Tuesday, January 15, 2013

Read Elsewhere: Parenting Perspectives

From Sundry:


I remember feeling this great crashing wave of never wanting to take a moment with my children for granted ever again, that if they were healthy and happy that’s all that mattered in the entire world. And then I remember being intensely irritated with Riley all of half an hour later, as he pickily hemmed and hawed over the little box of toys that the X-ray lady offered him as a prize for holding still during the scan. “Hurry up,” I hissed at him, mortified at his greediness.
I don’t really have a point here, other than I was thinking about perspective lately, and how slippery it is to hold onto. I bitched and moaned mightily about how long this winter break from school has been, then I blinked back tears as Riley climbed on the bus this morning. Last night I couldn’t wait for the kids to go to bed, then I sat on the couch and read someone’s blog post about their children approaching the teen years and how hard things are getting, and I ran back into my boys’ bedrooms to kiss their confused, sleepy faces. And on it goes — I have a thousand examples. Christ, a BILLION. I’m sure you do too.
It’s sort of ridiculous, isn’t it? How parenting so often makes you feel as though you’re not feeling the right thing at the right time.

From John Dickerson at Slate.com:

He is receding. He is still sweet, clever, and kind, but that impossibly large body I stand over while he sleeps is a different busier kid. This is natural of course, but in my reaction to it, I’m flirting with becoming that tiresome guy you meet at weddings. He’s the guy that goes on about how quickly children grow up. No couple with kids is safe from his instruction: Cherish every moment with your children.

This lament is natural, but not helpful because, unless you are a total brute, the sense of loss is inevitable, no matter what kind of parent you are. If you neglect your kids, you look up and they have grown and you've missed it. If you are fully present in their lives, then when they’ve grown you lament the hole they’ve left in your life. Either way, you've done your job and now they're off backpacking out of cellphone range or making girls with unruly hair laugh in coffee shops.
The answer has to be avoiding the lament and focusing on the product. Try to give your kids the benefit of your experience, love, and discipline—so that they can leave you strong. This also means giving them the example of what it looks like to enjoy your job so much that sometimes it takes you away from them. You hope they’ll have a job like that one day too. There’s got to be a way for the guy at the weddings to say something more like this to new parents. It would be more helpful. Still: I’m pretty much that guy.

From Swistle:

I've read a lot of stuff, mostly written in metallic script on greeting cards, about how much children TEACH us.
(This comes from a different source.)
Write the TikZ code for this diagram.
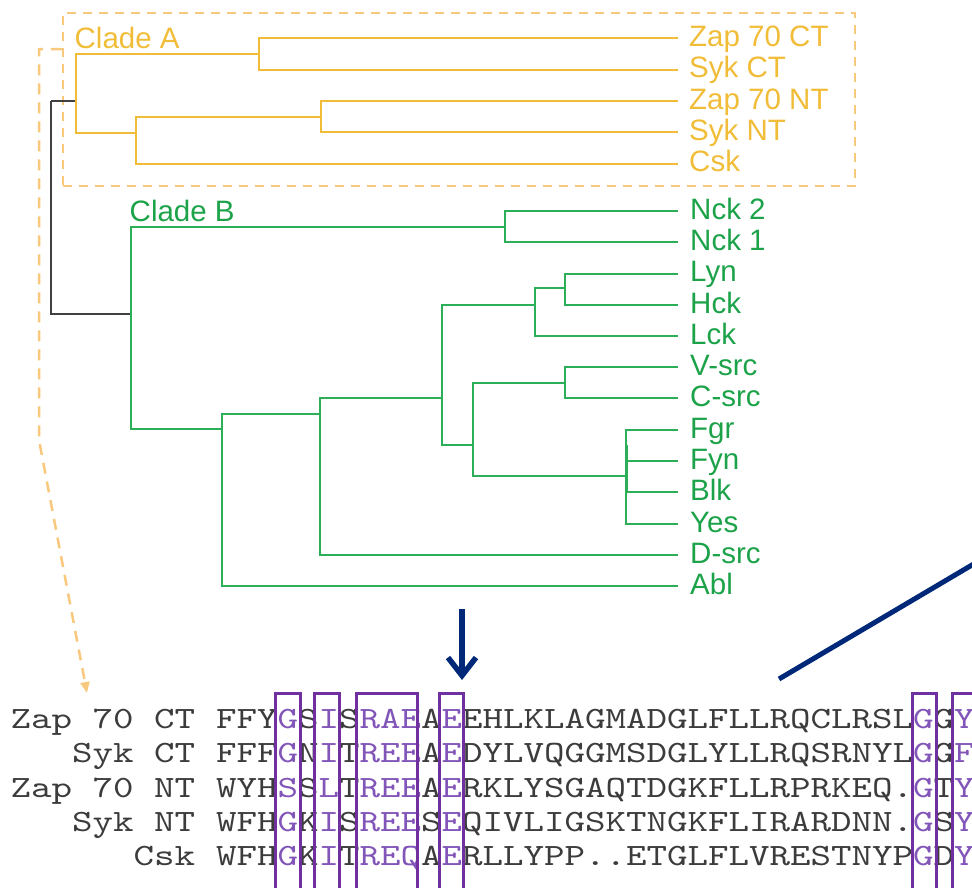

Perhaps my own children are somewhat stupider than the standard-issue child, and that is why so far I don't feel they've taught me anything---and in fact, I have to spend a lot of time explaining things to them that seem really obvious, such as "This is why we don't throw a rubber band ball at the window" and "Are you serious, scraping a FORK into the TABLE??" But what I HAVE noticed is that I teach MYSELF things as a RESULT of having children---and perhaps that's what people mean to say but their children haven't yet finished teaching them how to articulate their thoughts clearly.